After all that I have written about the vital necessity of setting expectations correctly, I belatedly realized that I have missed the mark in terms of preparing readers for what they would find in my book, Danger Quicksand – Have A Nice Day!

Many readers have been trying to tell me about this, but it took recruiter Jim Durbin to put it into words that I could clearly understand.

Jim Durbin: The first three chapters define conditions where a person’s career starts to head the wrong direction.  They represent accurate descriptions of dysfunctional workplaces, not a harangue against former employers and co-workers.

DUH! I knew that the first three chapters are very painful reading for many hard-working professionals, because they bring up experiences which were major setbacks in their careers!

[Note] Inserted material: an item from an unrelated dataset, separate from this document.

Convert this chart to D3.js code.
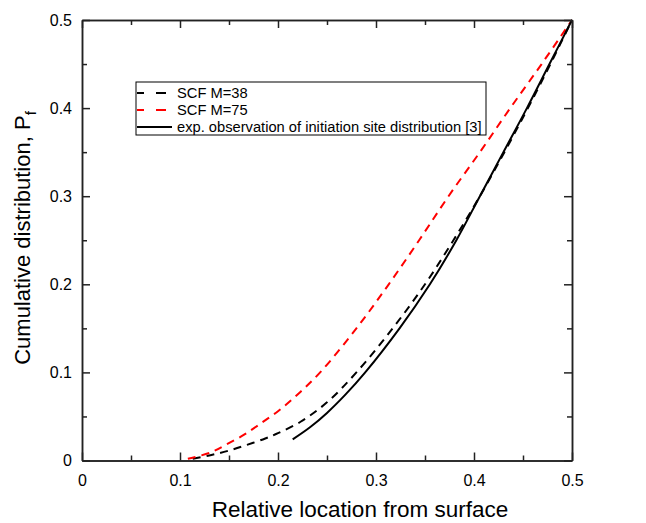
<!DOCTYPE html>
<html>
<head>
<meta charset="utf-8">
<script src="https://cdn.jsdelivr.net/npm/d3@7"></script>
<style>
  body { margin: 0; background: #fff; }
  text { font-family: "Liberation Sans", Arial, sans-serif; }
</style>
</head>
<body>
<script>
var outerWidth = 646;
var outerHeight = 523;
var margin = {left: 82, top: 20, right: 74, bottom: 62.5};
var innerWidth = outerWidth - margin.left - margin.right;
var innerHeight = outerHeight - margin.top - margin.bottom;

// tick values
var xTicks = [0, 0.1, 0.2, 0.3, 0.4, 0.5];
var yTicks = [0, 0.1, 0.2, 0.3, 0.4, 0.5];
var minorTicks = [0.05, 0.15, 0.25, 0.35, 0.45];

// SCF M=38 (black dashed)
var m38X = [0.113, 0.131, 0.149, 0.168, 0.187, 0.2, 0.223, 0.25, 0.28, 0.317, 0.35, 0.379, 0.406, 0.431, 0.455, 0.478, 0.5];
var m38Y = [0.002, 0.006, 0.011, 0.0176, 0.025, 0.031, 0.044, 0.066, 0.1, 0.15, 0.2, 0.25, 0.3, 0.35, 0.4, 0.45, 0.5];

// SCF M=75 (red dashed)
var m75X = [0.108, 0.131, 0.147, 0.165, 0.181, 0.2, 0.22, 0.243, 0.28, 0.313, 0.344, 0.374, 0.406, 0.437, 0.469, 0.5];
var m75Y = [0.002, 0.009, 0.018, 0.029, 0.041, 0.056, 0.075, 0.1, 0.15, 0.2, 0.25, 0.3, 0.35, 0.4, 0.45, 0.5];

// experimental observation (black solid)
var expX = [0.215, 0.233, 0.25, 0.269, 0.289, 0.324, 0.355, 0.382, 0.406, 0.43, 0.454, 0.477, 0.5];
var expY = [0.024, 0.038, 0.054, 0.075, 0.1, 0.15, 0.2, 0.25, 0.3, 0.35, 0.4, 0.45, 0.5];

var legendNames = ["SCF M=38", "SCF M=75", "exp. observation of initiation site distribution [3]"];

function zip(xs, ys) {
    return xs.map(function(x, i) { return [x, ys[i]]; });
}

var series = [
    {name: legendNames[0], pts: zip(m38X, m38Y), color: "#000", dash: "8,6"},
    {name: legendNames[1], pts: zip(m75X, m75Y), color: "#ff0000", dash: "8,6"},
    {name: legendNames[2], pts: zip(expX, expY), color: "#000", dash: null}
];

var svg = d3.select("body").append("svg")
    .attr("width", outerWidth)
    .attr("height", outerHeight);

var g = svg.append("g")
    .attr("transform", "translate(" + margin.left + "," + margin.top + ")");

var x = d3.scaleLinear().domain([0, 0.5]).range([0, innerWidth]);
var y = d3.scaleLinear().domain([0, 0.5]).range([innerHeight, 0]);

var fmt = function(d) { return d === 0 ? "0" : d3.format(".1f")(d); };

// curves
var line = d3.line()
    .x(function(d) { return x(d[0]); })
    .y(function(d) { return y(d[1]); })
    .curve(d3.curveCatmullRom.alpha(0.5));

series.forEach(function(s) {
    g.append("path")
        .datum(s.pts)
        .attr("fill", "none")
        .attr("stroke", s.color)
        .attr("stroke-width", 2)
        .attr("stroke-dasharray", s.dash)
        .attr("d", line);
});

// axes: ticks pointing inward on all four sides
function styleAxis(sel) {
    sel.select(".domain").attr("stroke", "#222").attr("stroke-width", 1.5);
    sel.selectAll(".tick line").attr("stroke", "#222").attr("stroke-width", 1.5);
    sel.selectAll(".tick text")
        .attr("fill", "#000")
        .style("font-size", "16px")
        .style("font-family", "Liberation Sans, Arial, sans-serif");
}
function noLabels(sel) {
    styleAxis(sel);
    sel.selectAll(".tick text").remove();
}

g.append("g")
    .attr("transform", "translate(0," + innerHeight + ")")
    .call(d3.axisBottom(x).tickValues(xTicks).tickSize(-8).tickSizeOuter(0).tickPadding(14).tickFormat(fmt))
    .call(styleAxis);
g.append("g")
    .attr("transform", "translate(0," + innerHeight + ")")
    .call(d3.axisBottom(x).tickValues(minorTicks).tickSize(-5).tickSizeOuter(0))
    .call(noLabels);

g.append("g")
    .call(d3.axisLeft(y).tickValues(yTicks).tickSize(-8).tickSizeOuter(0).tickPadding(10).tickFormat(fmt))
    .call(styleAxis);
g.append("g")
    .call(d3.axisLeft(y).tickValues(minorTicks).tickSize(-5).tickSizeOuter(0))
    .call(noLabels);

g.append("g")
    .call(d3.axisTop(x).tickValues(xTicks).tickSize(-8).tickSizeOuter(0))
    .call(noLabels);
g.append("g")
    .call(d3.axisTop(x).tickValues(minorTicks).tickSize(-5).tickSizeOuter(0))
    .call(noLabels);

g.append("g")
    .attr("transform", "translate(" + innerWidth + ",0)")
    .call(d3.axisRight(y).tickValues(yTicks).tickSize(-8).tickSizeOuter(0))
    .call(noLabels);
g.append("g")
    .attr("transform", "translate(" + innerWidth + ",0)")
    .call(d3.axisRight(y).tickValues(minorTicks).tickSize(-5).tickSizeOuter(0))
    .call(noLabels);

// axis titles
svg.append("text")
    .attr("x", 360)
    .attr("y", 517)
    .attr("text-anchor", "middle")
    .style("font-size", "22.5px")
    .text("Relative location from surface");

var yTitle = svg.append("text")
    .attr("transform", "translate(30,238) rotate(-90)")
    .attr("text-anchor", "middle")
    .style("font-size", "22px");
yTitle.append("tspan").text("Cumulative distribution, P");
yTitle.append("tspan").attr("dy", 6).style("font-size", "15px").text("f");

// legend
var legend = svg.append("g").attr("transform", "translate(136,82)");
legend.append("rect")
    .attr("width", 350)
    .attr("height", 53)
    .attr("fill", "#fff")
    .attr("stroke", "#000")
    .attr("stroke-width", 1);

series.forEach(function(s, i) {
    var row = legend.append("g").attr("transform", "translate(0," + (11 + i * 17) + ")");
    row.append("line")
        .attr("x1", 1).attr("x2", s.dash ? 30 : 36)
        .attr("stroke", s.color)
        .attr("stroke-width", 2)
        .attr("stroke-dasharray", s.dash ? "7,12,10" : null);
    row.append("text")
        .attr("x", 41)
        .attr("y", 5)
        .style("font-size", "14.7px")
        .text(s.name);
});
</script>
</body>
</html>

I tried to prepare them in the book, but I failed to set expectations properly in my ad copy and on my Danger Quicksand website.

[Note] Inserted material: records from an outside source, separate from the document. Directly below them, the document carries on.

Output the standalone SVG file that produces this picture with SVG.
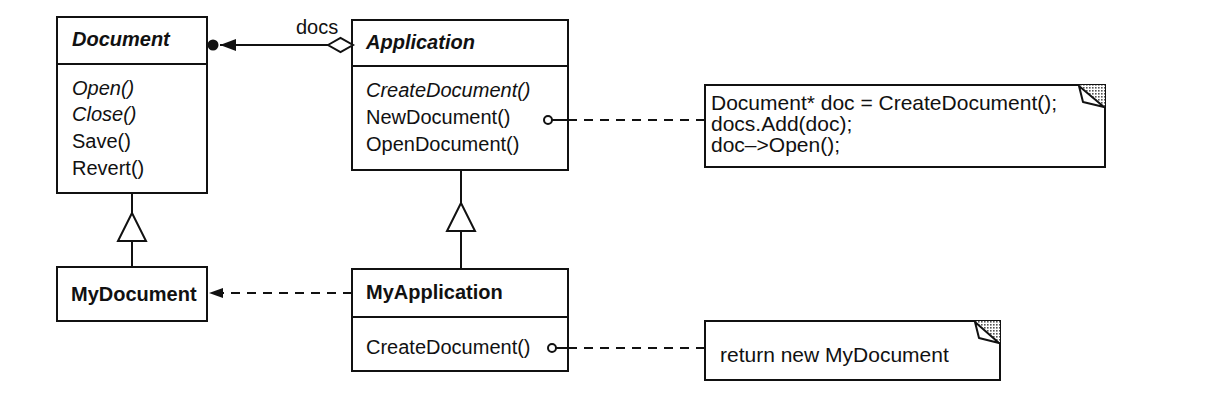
<svg xmlns="http://www.w3.org/2000/svg" width="1224" height="402" viewBox="0 0 1224 402">
<style>
.box{fill:#fff;stroke:#111;stroke-width:2}
.sep{stroke:#111;stroke-width:2}
.t{font-family:"Liberation Sans",Arial,Helvetica,sans-serif;font-size:20px;fill:#111}
.n{font-size:21px}
.b{font-weight:bold}
.i{font-style:italic}
.ln{stroke:#111;stroke-width:2;fill:none}
.dash{stroke:#111;stroke-width:2;fill:none;stroke-dasharray:9 7}
.tri{fill:#fff;stroke:#111;stroke-width:2}
.dot{fill:#fff;stroke:#111;stroke-width:2}
.fold{fill:#fff;stroke:#111;stroke-width:2;stroke-linejoin:round}
</style>
<defs>
<marker id="arr" viewBox="0 0 16 12" refX="16" refY="6" markerWidth="16" markerHeight="12" markerUnits="userSpaceOnUse" orient="auto">
<path d="M0,0 L16,6 L0,12 z" fill="#111"/>
</marker>
<marker id="arrs" viewBox="0 0 14 10" refX="14" refY="5" markerWidth="14" markerHeight="10" markerUnits="userSpaceOnUse" orient="auto">
<path d="M0,0 L14,5 L0,10 z" fill="#111"/>
</marker>
<polygon id="gen" points="0,0 -14,28 14,28" class="tri"/>
<pattern id="hatch" width="3" height="3" patternUnits="userSpaceOnUse">
<rect width="3" height="3" fill="#fff"/><rect width="1.6" height="1.6" fill="#555"/>
</pattern>
</defs>
<rect width="1224" height="402" fill="#fff"/>

<g id="Document">
<rect class="box" x="57" y="17" width="150" height="176"/>
<line class="sep" x1="57" y1="64" x2="207" y2="64"/>
<text class="t b i" x="72" y="46">Document</text>
<text class="t i" x="72" y="95">Open()</text>
<text class="t i" x="72" y="121">Close()</text>
<text class="t" x="72" y="148">Save()</text>
<text class="t" x="72" y="175">Revert()</text>
</g>

<g id="Application">
<rect class="box" x="352" y="20" width="216" height="150"/>
<line class="sep" x1="352" y1="66" x2="568" y2="66"/>
<text class="t b i" x="366" y="49">Application</text>
<text class="t i" x="366" y="97">CreateDocument()</text>
<text class="t" x="366" y="124">NewDocument()</text>
<text class="t" x="366" y="151">OpenDocument()</text>
</g>

<g id="MyDocument">
<rect class="box" x="57" y="267" width="150" height="54"/>
<text class="t b" x="71" y="301">MyDocument</text>
</g>

<g id="MyApplication">
<rect class="box" x="352" y="269" width="216" height="102"/>
<line class="sep" x1="352" y1="317" x2="568" y2="317"/>
<text class="t b" x="366" y="299">MyApplication</text>
<text class="t" x="366" y="354">CreateDocument()</text>
</g>

<g id="note1">
<rect class="box" x="705" y="85" width="400" height="82"/>
<polygon points="1079,85 1105,85 1105,107" fill="url(#hatch)"/>
<polygon class="fold" points="1079,86 1083,102 1104,107"/>
<text class="t n" x="711" y="110">Document* doc = CreateDocument();</text>
<text class="t n" x="711" y="131">docs.Add(doc);</text>
<text class="t n" x="711" y="152">doc–&gt;Open();</text>
</g>

<g id="note2">
<rect class="box" x="705" y="321" width="295" height="59"/>
<polygon points="975,321 1000,321 1000,343" fill="url(#hatch)"/>
<polygon class="fold" points="975,322 979,338 999,343"/>
<text class="t n" x="720" y="362">return new MyDocument</text>
</g>

<g id="connectors">
<line class="ln" x1="328" y1="45" x2="220" y2="45" marker-end="url(#arr)"/>
<circle cx="213" cy="45" r="5.5" fill="#111"/>
<polygon class="tri" points="328,45 340.5,38 353,45 340.5,52"/>
<text class="t" x="296" y="34">docs</text>
<line class="ln" x1="132" y1="193" x2="132" y2="267"/>
<use href="#gen" x="132" y="213"/>
<line class="ln" x1="461" y1="170" x2="461" y2="269"/>
<use href="#gen" x="461" y="203"/>
<line class="dash" x1="352" y1="293" x2="209" y2="293" marker-end="url(#arrs)"/>
<line class="ln" x1="552" y1="120" x2="568" y2="120"/>
<line class="dash" x1="568" y1="120" x2="705" y2="120"/>
<circle class="dot" cx="548" cy="120" r="4"/>
<line class="ln" x1="556" y1="348" x2="568" y2="348"/>
<line class="dash" x1="568" y1="348" x2="705" y2="348"/>
<circle class="dot" cx="552" cy="348" r="4"/>
</g>
</svg>
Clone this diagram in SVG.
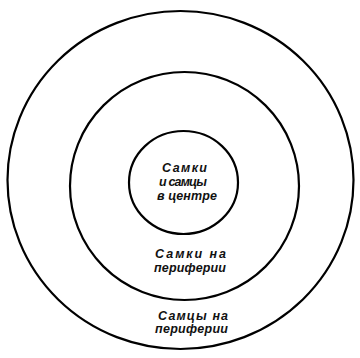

People who were ready for the grim realities of employment scarfed up the information and gave me rave reviews. These people had been chewed up and spit out by corporations and they were tickled pink to find out they weren’t crazy, they weren’t alone, and there was something they could do to put it all behind them and get on with life!

On the other hand, people looking for an amusing book on surviving corporate employment, but with no real idea of what a dysfunctional workplace is, found my descriptions disturbing. This was true of the book reviewers who had not been exposed to a career-threatening workplace.

By setting reader expectations properly, I would have warned off the casual browsers and would have attracted those with serious career difficulties. I am addressing this now by saying that this book contains graphic data unsuitable for young impressionable minds.

The money quote is:

If you are a typical hard-working professional, the first three chapters are going to be painful because they deal with some of the worst experiences you have ever had.

The payoff comes when you realize that what happened was not your fault, and that there is a brighter future ahead if you can put this behind you.

We’ll see how potential readers respond. I think it will be interesting.

Have any of you writers experienced any difficulty in matching your book promotion to the reader’s experience in reading your book?